The transport properties of nonequilibrium (photoexcited) charge carriers in sonochemically synthesized three-dimensional (3D) assemblies of AgBiS2 quantum dots (QDs) deposited as thin films were studied. To characterize the photoconduction of quantum-confined nanocrystals close packed in thin film form, both stationary and time-resolved experiments were performed. Besides by interband electronic transitions in the bulklike part of the nanocrystals, the photoresponse of nanocrystalline films was found to be also affected to a greater extent by the crystal boundary barrier height modulation upon illumination.

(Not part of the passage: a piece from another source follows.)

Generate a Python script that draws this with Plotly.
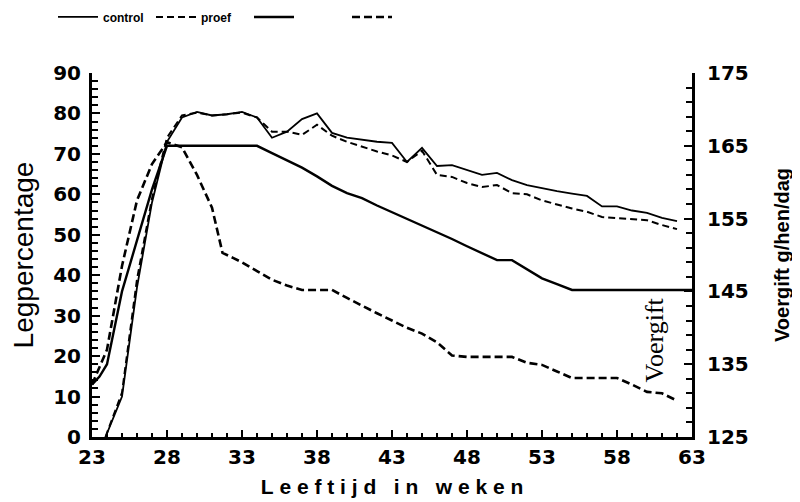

The surface and bulk recombination velocities were found to be comparable. Good agreement was obtained between the band gap energy determined by analysis of the photoconductivity data measured by the constant field and the constant photocurrent method (similar to 1.18 eV). This value is in agreement with the optical spectroscopy data. It is higher than the optical band gap of a bulk specimen of this semiconductor, due to 3D confinement effects on the charge carrier motions within individual QDs. The nonequilibrium conductivity was found to relax exponentially with a time constant of 1.67 ms, which corresponds to average lifetime of minority charge carriers (holes).